= UNIK =

Research foundation at Kjeller in Norway

The University Graduate Center (UNIK) was a research foundation at Kjeller in Norway up to 2016. University of Oslo tok over the operation from 1. January 2017.
UNIK had four focus areas
- Network, Information Security and Signalprocessing for Communication,
- Electronics and Photonics
- Cybernetics and Industrial Mathematics
- Energy and the Environment

UNIK was founded in 1987 in order to foster the co-operation between the research institutes at Kjeller and to support master and PhD education. UNIK has a supplementary education as compared to the University of Oslo UiO and the Norwegian University of Science and Technology NTNU, which is based on the collaboration with the Research Institutes at Kjeller. The core founding members were FFI, IFE, Telenor R&I, and UiO. NTNU joined in 1995. Focus of UNIK is towards applications, thus the strong relation to the Institutes at Kjeller and other relevant industry.

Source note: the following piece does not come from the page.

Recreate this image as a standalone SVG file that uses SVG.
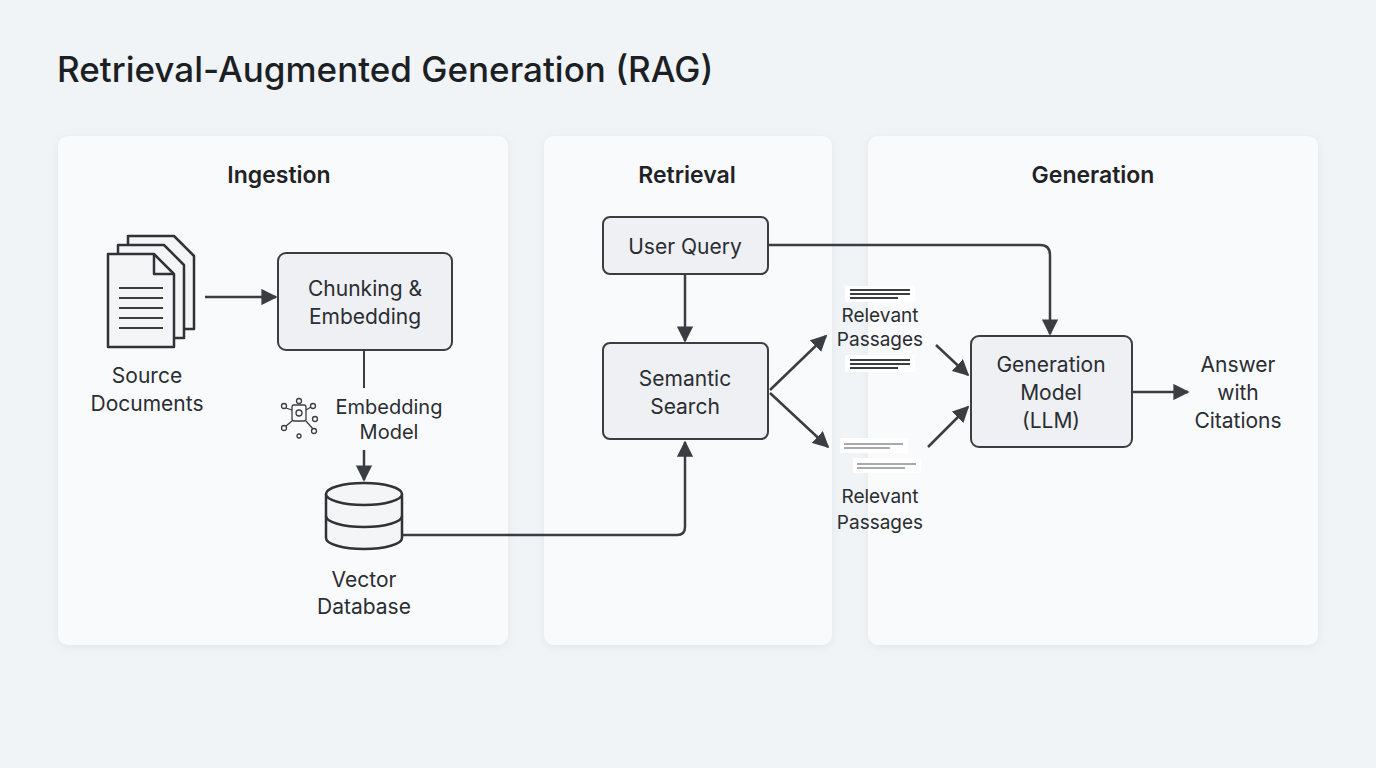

UNIK's main cooperation partner was FFI and IFE. Telenor R&I, Kongsberg Defense Communications, Thales and Thrane Norway support education at UNIK through their staff members. In 2007 UNIK started together with IFE and the University College of Akershus (HiAk) a study within Energi and Environment.

UNIK is co-located with NORSAR at Kjeller close to Lillestrøm, 25 km east of Oslo. The building hosts the first termination of the ARPANET in Europe, back in 1973.

The start of the Internet in Europe and the mobile phone development is closely related to people teaching at UNIK:
- Pål Spilling, who brought the Internet to Europe
- Torleiv Maseng, who contributed to the development of GSM
- Øivind Kure, who influenced the research directions of Telenor as being research director and who was a partner in the Q2S center of excellency at NTNU

== UNIK's 25 anniversary ==
UNIK celebrated 25 years of higher academic education on Master and Phd level on 22. March 2012 . Vinton Cerf contributed with a video note mentioning the contribution of the people at Kjeller and UNIK in extending the ARPANET outside of the US.